2015-2020 Dietary Guidelines For Older Adults

Last week the newly adjusted MyPlate for Older Adults was released and blends new USDA recommendations with the shifting senior nutritional needs.  MyPlate for Older Adults is based on the 2015-2020 Dietary Guidelines for Americans. While most guidelines apply to adults of any age, the new MyPlate offers adjustments to meet the needs of older Americans.


Below are the highlights of a healthy plate for seniors.

Fruits and veggies dominate. Fruits and vegetables fill nearly half of the retooled MyPlate. Dark, leafy vegetables are particularly rich in nutrients, said panelist Alice Lichtenstein, the vice chair of the 2015 Dietary Guidelines Advisory Committee. And plant-based foods are an important source of fiber.

Colorful choices are healthy. Whole fruits and vegetables with deeply colored flesh are best. Berries, which may protect aging brains, are part of the MyPlate picture.

Frozen and canned foods are fine. For seniors, canned and frozen foods can be convenient alternatives. They last longer than fresh produce and may simplify portion control. Choose canned goods packed in their own juices or in low-sodium varieties, MyPlate recommends. “Frozen vegetables have equivalent nutrient quality to fresh, but you can get them in bags and just snip them open and pour them out,” Lichtenstein said. “So you can minimize waste, which is important to older adults.”

Calories matter. As people get older, their need for energy from food – which means calories – decreases, said Lichtenstein, who is head of the Cardiovascular Nutrition Laboratory at the USDA Jean Mayer Human Nutrition Research Center on Aging at Tufts University. So strategic food choices include getting more nutrition from fewer calories.

Salt is off the table. Diners at the congressional event looked for salt shakers in vain. That was a deliberate omission, of course. “As we grow older, our taste buds change,” said panelist Lisa Marsh Ryerson, president of the AARP Foundation. “But salt is problematic to our diet and is linked to chronic disease.”

Herbs and spices boost flavor. Who needs salt? A wide variety of herbs enhance the flavor of foods without bumping up blood pressure, panelists pointed out.

Healthy oils for healthy fat. Liquid vegetables oils and soft margarine fill the center MyPlate circle. That’s because they provide an important source of fatty acids and some fat-soluble vitamins.

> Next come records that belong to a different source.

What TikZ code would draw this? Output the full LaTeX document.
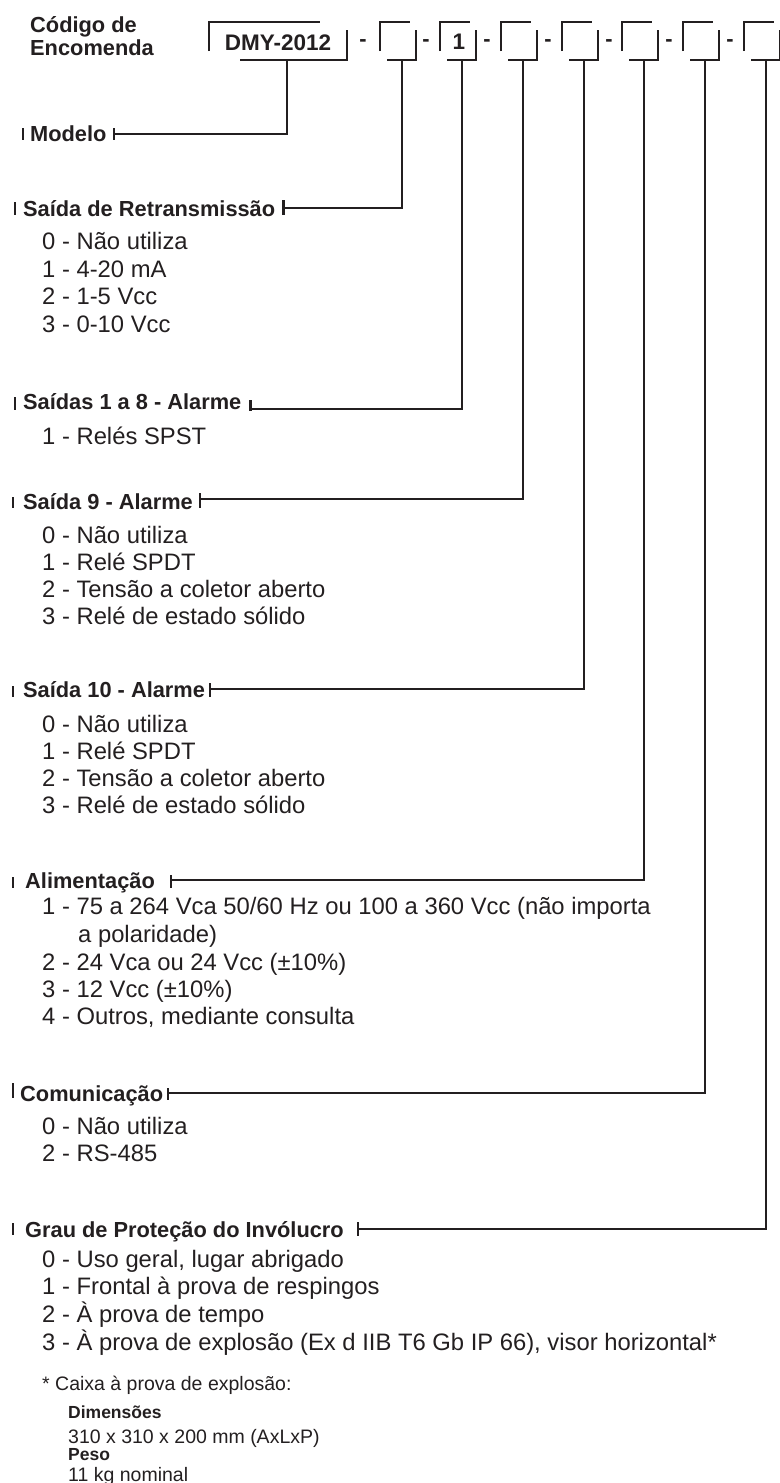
\documentclass[tikz,border=0pt]{standalone}
\usepackage{fontspec}
\setmainfont{Liberation Sans}
\usetikzlibrary{calc}
\definecolor{ink}{RGB}{35,31,32}
\tikzset{
  conn/.style={draw=ink, line width=2.4pt, line join=miter},
  tickln/.style={draw=ink, line width=2.2pt},
  head/.style={anchor=base west, inner sep=0pt, text=ink, font=\fontsize{21.8}{24}\selectfont\bfseries},
  item/.style={anchor=base west, inner sep=0pt, text=ink, font=\fontsize{23.8}{26}\selectfont},
  note/.style={anchor=base west, inner sep=0pt, text=ink, font=\fontsize{19.5}{22}\selectfont},
  noteb/.style={anchor=base west, inner sep=0pt, text=ink, font=\fontsize{17.5}{20}\selectfont\bfseries},
  sep/.style={anchor=base, inner sep=0pt, text=ink, font=\fontsize{21.8}{24}\selectfont\bfseries},
  boxlbl/.style={anchor=base, inner sep=0pt, text=ink, font=\fontsize{22.5}{24}\selectfont\bfseries},
}
\newcommand\codebox[2]{%
  \draw[conn] ({#1},51) -- ({#1},22) -- ({#1+30},22);
  \draw[conn] ({#1+7},60) -- ({#1+36},60) -- ({#1+36},30);
  \coordinate (#2) at ({#1+22},60);
}
\begin{document}
\begin{tikzpicture}[x=1pt,y=-1pt]
\useasboundingbox (0,0) rectangle (779,1483);

% ---------- header ----------
\node[head] (cod1) at (30,32) {Código de};
\node[head] (cod2) at (30,55) {Encomenda};

\draw[conn] (209,51) -- (209,22) -- (320,22);
\draw[conn] (240,60) -- (347,60) -- (347,30);
\coordinate (b0) at (287,60);
\node[boxlbl] (dmy) at (278,50) {DMY-2012};

\codebox{380}{b1}
\codebox{440}{b2}
\codebox{501}{b3}
\codebox{562}{b4}
\codebox{622}{b5}
\codebox{683}{b6}
\codebox{744}{b7}
\node[boxlbl] (one) at (459,49) {1};

\node[sep] (d0) at (363,46) {-};
\node[sep] (d1) at (426,46) {-};
\node[sep] (d2) at (487,46) {-};
\node[sep] (d3) at (548,46) {-};
\node[sep] (d4) at (609,46) {-};
\node[sep] (d5) at (669,46) {-};
\node[sep] (d6) at (730,46) {-};

% ---------- Modelo ----------
\node[head] (h0) at (30,141) {Modelo};
\draw[tickln] (23,128) -- (23,140);
\coordinate (t0) at ($(h0.base east)+(7,-7)$);
\draw[tickln] ($(t0)+(0,-6)$) -- ($(t0)+(0,6)$);
\draw[conn] (b0) |- (t0);

% ---------- Saída de Retransmissão ----------
\node[head] (h1) at (23,216.5) {Saída de Retransmissão};
\draw[tickln] (15,202) -- (15,215);
\coordinate (t1) at ($(h1.base east)+(8,-8.5)$);
\draw[tickln] ($(t1)+(0,-8)$) -- ($(t1)+(0,7)$);
\draw[conn] (b1) |- (t1);
\node[item] (i10) at (42,249) {0 - Não utiliza};
\node[item] (i11) at (42,277) {1 - 4-20 mA};
\node[item] (i12) at (42,304) {2 - 1-5 Vcc};
\node[item] (i13) at (42,332) {3 - 0-10 Vcc};

% ---------- Saídas 1 a 8 ----------
\node[head] (h2) at (23,409) {Saídas 1 a 8 - Alarme};
\draw[tickln] (15,397) -- (15,410);
\coordinate (t2) at ($(h2.base east)+(9,0)$);
\draw[tickln] ($(t2)+(0,-9)$) -- ($(t2)+(0,2)$);
\draw[conn] (b2) |- (t2);
\node[item] (i20) at (42,444) {1 - Relés SPST};

% ---------- Saída 9 ----------
\node[head] (h3) at (23,509) {Saída 9 - Alarme};
\draw[tickln] (13,497) -- (13,508);
\coordinate (t3) at ($(h3.base east)+(7,-10)$);
\draw[tickln] ($(t3)+(0,-6)$) -- ($(t3)+(0,9)$);
\draw[conn] (b3) |- (t3);
\node[item] (i30) at (42,543) {0 - Não utiliza};
\node[item] (i31) at (42,570) {1 - Relé SPDT};
\node[item] (i32) at (42,597) {2 - Tensão a coletor aberto};
\node[item] (i33) at (42,624) {3 - Relé de estado sólido};

% ---------- Saída 10 ----------
\node[head] (h4) at (23,697) {Saída 10 - Alarme};
\draw[tickln] (13,686) -- (13,697);
\coordinate (t4) at ($(h4.base east)+(5,-8)$);
\draw[tickln] ($(t4)+(0,-6)$) -- ($(t4)+(0,8)$);
\draw[conn] (b4) |- (t4);
\node[item] (i40) at (42,732) {0 - Não utiliza};
\node[item] (i41) at (42,759) {1 - Relé SPDT};
\node[item] (i42) at (42,786) {2 - Tensão a coletor aberto};
\node[item] (i43) at (42,813) {3 - Relé de estado sólido};

% ---------- Alimentação ----------
\node[head] (h5) at (25,888) {Alimentação};
\draw[tickln] (13,877) -- (13,888);
\coordinate (t5) at ($(h5.base east)+(16,-8)$);
\draw[tickln] ($(t5)+(0,-5)$) -- ($(t5)+(0,8)$);
\draw[conn] (b5) |- (t5);
\node[item] (i50) at (42,914) {1 - 75 a 264 Vca 50/60 Hz ou 100 a 360 Vcc (não importa};
\node[item] (i50b) at (78,942) {a polaridade)};
\node[item] (i51) at (42,970) {2 - 24 Vca ou 24 Vcc (±10\%)};
\node[item] (i52) at (42,997) {3 - 12 Vcc (±10\%)};
\node[item] (i53) at (42,1024) {4 - Outros, mediante consulta};

% ---------- Comunicação ----------
\node[head] (h6) at (20,1101) {Comunicação};
\draw[tickln] (13,1083) -- (13,1098);
\coordinate (t6) at ($(h6.base east)+(5,-8)$);
\draw[tickln] ($(t6)+(0,-5)$) -- ($(t6)+(0,7)$);
\draw[conn] (b6) |- (t6);
\node[item] (i60) at (42,1134) {0 - Não utiliza};
\node[item] (i61) at (42,1161) {2 - RS-485};

% ---------- Grau de Proteção ----------
\node[head] (h7) at (25,1237) {Grau de Proteção do Invólucro};
\draw[tickln] (13,1223) -- (13,1235);
\coordinate (t7) at ($(h7.base east)+(14,-8)$);
\draw[tickln] ($(t7)+(0,-7)$) -- ($(t7)+(0,7)$);
\draw[conn] (b7) |- (t7);
\node[item] (i70) at (42,1267) {0 - Uso geral, lugar abrigado};
\node[item] (i71) at (42,1294) {1 - Frontal à prova de respingos};
\node[item] (i72) at (42,1322) {2 - À prova de tempo};
\node[item] (i73) at (42,1350) {3 - À prova de explosão (Ex d IIB T6 Gb IP 66), visor horizontal*};

% ---------- footnote ----------
\node[note] (n0) at (42,1390) {* Caixa à prova de explosão:};
\node[noteb] (n1) at (68,1418) {Dimensões};
\node[note] (n2) at (68,1443) {310 x 310 x 200 mm (AxLxP)};
\node[noteb] (n3) at (68,1460) {Peso};
\node[note] (n4) at (68,1481) {11 kg nominal};
\end{tikzpicture}
\end{document}
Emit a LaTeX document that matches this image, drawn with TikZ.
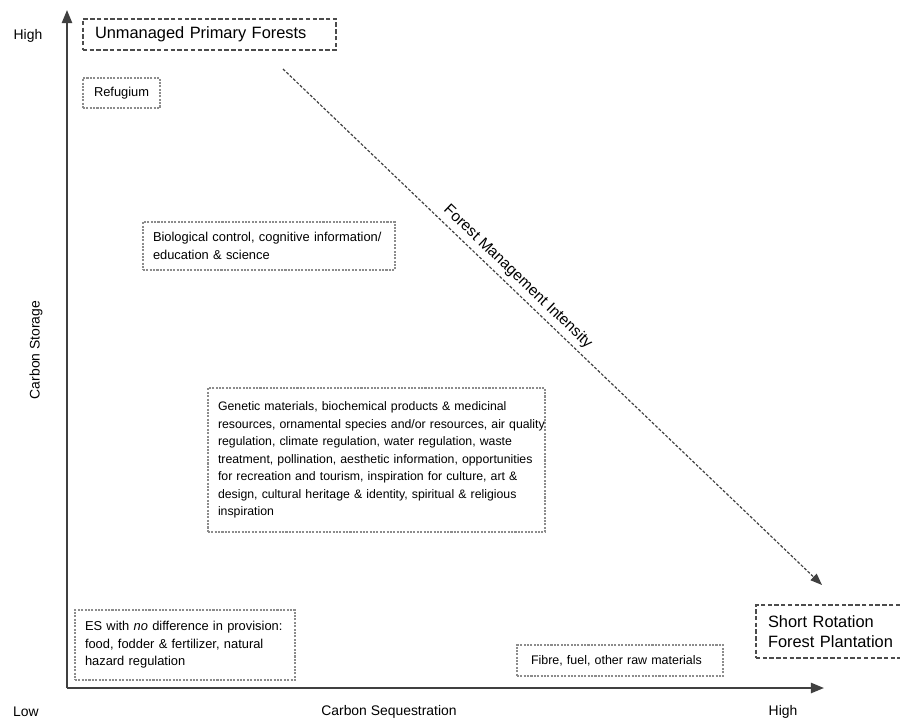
\documentclass[tikz,border=0pt]{standalone}
\usepackage{fontspec}
\setmainfont{Liberation Sans}
\usetikzlibrary{arrows.meta}
\begin{document}
\begin{tikzpicture}[x=0.024cm,y=-0.024cm,
  axis/.style={line width=1.4pt, draw=black!75, -{Triangle[length=9pt,width=7pt]}},
  lbl/.style={font=\fontsize{9.5}{11}\selectfont, inner sep=0pt},
  bigbox/.style={draw=black!70, line width=0.9pt, dash pattern=on 3pt off 1.6pt, inner ysep=0pt, inner xsep=12*0.024cm, font=\fontsize{11.2}{13.5}\selectfont, align=left},
  smallbox/.style={draw=black!45, line width=0.8pt, dash pattern=on 1.4pt off 0.9pt, inner ysep=0pt, inner xsep=10*0.024cm, font=\fontsize{8.8}{12}\selectfont, align=left},
  mgmt/.style={draw=black!75, line width=0.8pt, dash pattern=on 2pt off 1.2pt, -{Triangle[length=8pt,width=6pt]}}
]
\useasboundingbox (0,0) rectangle (900,722);
% axes
\coordinate (O) at (67,688);
\coordinate (ytop) at (67,10);
\coordinate (xend) at (824,688);
\draw[axis] (O) -- (ytop);
\draw[axis] (O) -- (xend);
% axis labels
\node[lbl] (hy) at (28,36) {High};
\node[lbl] (lo) at (26,712) {Low};
\node[lbl] (cs) at (389,712) {Carbon Sequestration};
\node[lbl] (hx) at (783,712) {High};
\node[lbl, rotate=90] (cst) at (36,350) {Carbon Storage};
% boxes
\node[bigbox, minimum width=253*0.024cm, minimum height=31*0.024cm, text width=229*0.024cm] (upf) at (209.5,34.5) {Unmanaged Primary Forests};
\node[bigbox, minimum width=160*0.024cm, minimum height=53*0.024cm, text width=136*0.024cm] (srf) at (836,631.5) {Short Rotation\\Forest Plantation};
\node[smallbox, inner xsep=11*0.024cm, minimum width=77*0.024cm, minimum height=30*0.024cm, text width=55*0.024cm] (ref) at (121.5,93) {Refugium};
\node[smallbox, minimum width=252*0.024cm, minimum height=48*0.024cm, text width=232*0.024cm] (bio) at (269,246) {\mbox{Biological control, cognitive information/}\\education \& science};
\node[smallbox, font=\fontsize{8.4}{12}\selectfont, minimum width=337*0.024cm, minimum height=144*0.024cm, text width=317*0.024cm] (gen) at (376.5,460) {\mbox{Genetic materials, biochemical products \& medicinal}\\\mbox{resources, ornamental species and/or resources, air quality}\\\mbox{regulation, climate regulation, water regulation, waste}\\\mbox{treatment, pollination, aesthetic information, opportunities}\\\mbox{for recreation and tourism, inspiration for culture, art \&}\\\mbox{design, cultural heritage \& identity, spiritual \& religious}\\inspiration};
\node[smallbox, minimum width=220*0.024cm, minimum height=70*0.024cm, text width=200*0.024cm] (es) at (185,645) {\mbox{ES with \textit{no} difference in provision:}\\food, fodder \& fertilizer, natural\\hazard regulation};
\node[smallbox, font=\fontsize{8.5}{12}\selectfont, inner xsep=14*0.024cm, minimum width=206*0.024cm, minimum height=31*0.024cm, text width=178*0.024cm] (fib) at (620,660.5) {\mbox{Fibre, fuel, other raw materials}};
% management arrow
\coordinate (ms) at (283,69);
\coordinate (me) at (822,585);
\draw[mgmt] (ms) -- node[pos=0.42, sloped, above, font=\fontsize{10.5}{12}\selectfont, inner sep=3pt] (fmi) {Forest Management Intensity} (me);
\end{tikzpicture}
\end{document}
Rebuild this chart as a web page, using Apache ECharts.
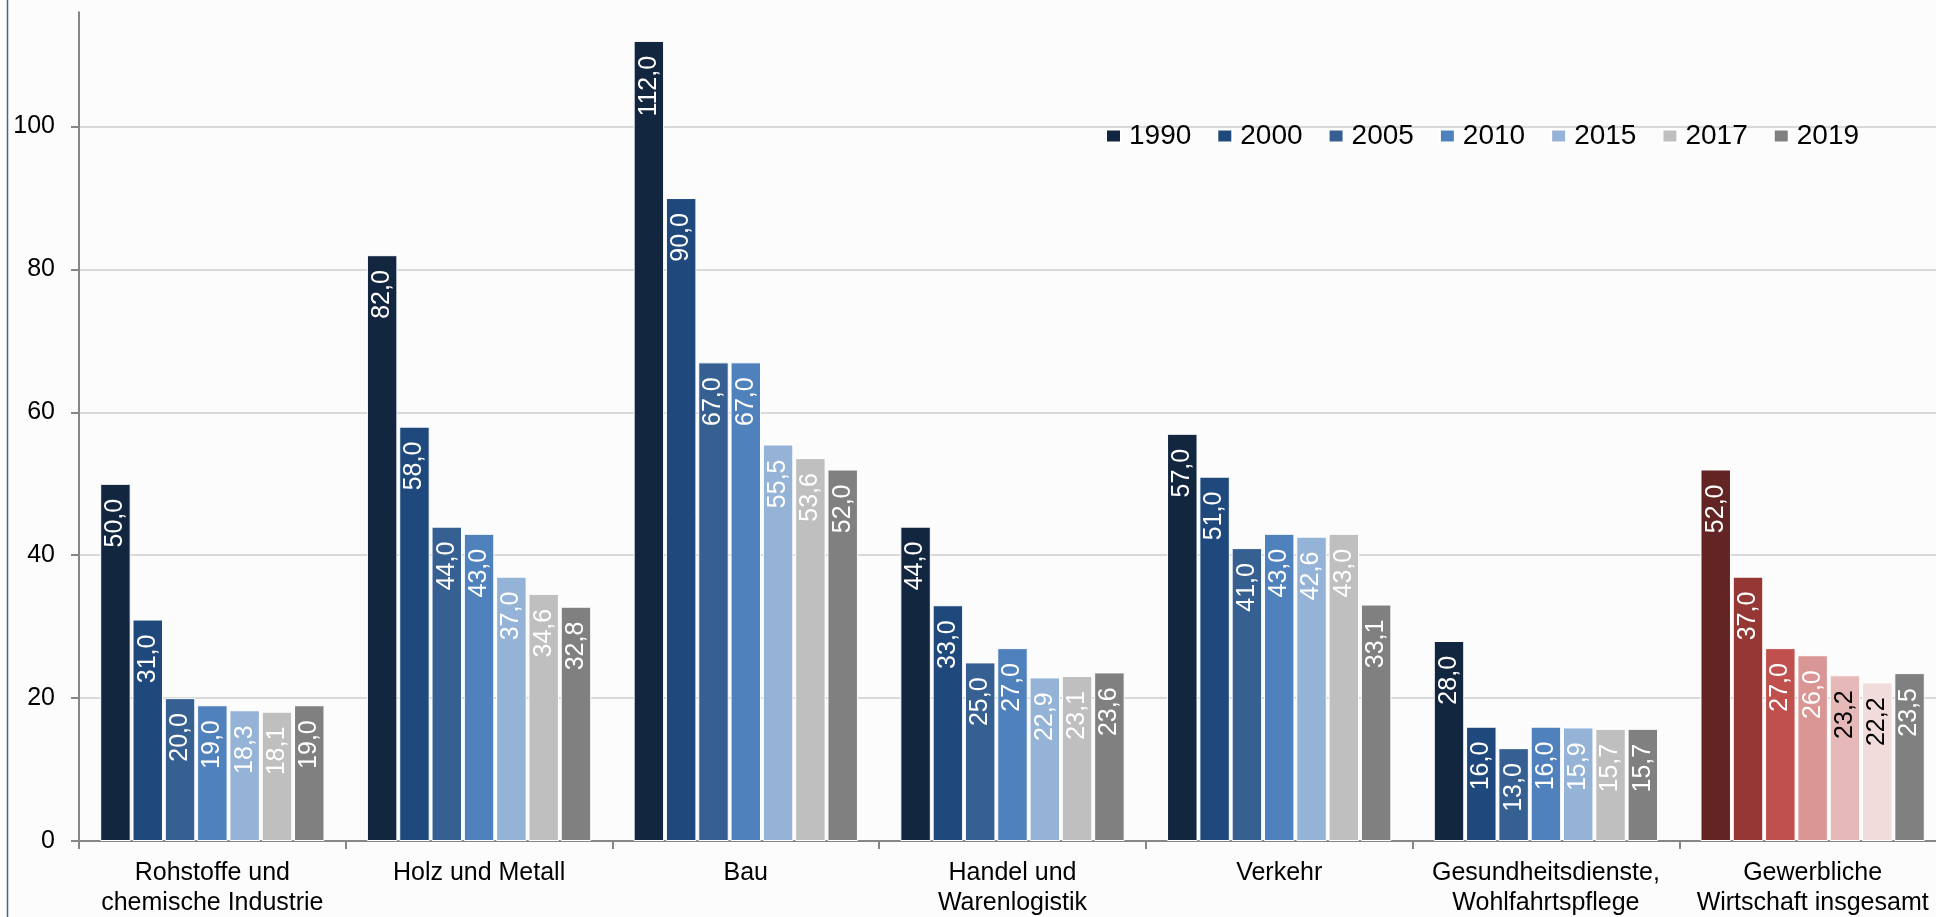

Don’t forget fluids. Water, tea, coffee, soups and even fruits and vegetables provide essential fluid. There can be a disconnect between thirst and hydration, Lichtenstein said. “When we’re younger, we pretty much get thirsty when we need fluid,” she said. “When we get older, that’s not always the case.”

Protein comes in many sources. Nuts, beans, fish, lean meat and eggs all provide protein. MyPlate recommends choosing a variety of sources, including certain dairy products.

Dairy has a place. Milk, cheeses and yogurts contain calcium, protein and other nutrients. The key is choosing fat-free or low-fat versions, according to MyPlate.

Grains give fiber. Whole grains, such as pasta and bread, and fortified foods including cereal provide dietary fiber and B vitamins. “For older adults, there’s more emphasis on grains – especially whole grains,” Lichtenstein says.

The “active” ingredient. To emphasize the importance of regular exercise for seniors, physical activity is incorporated in the “placemat” section of the new MyPlate, with symbols of walking, biking and swimming.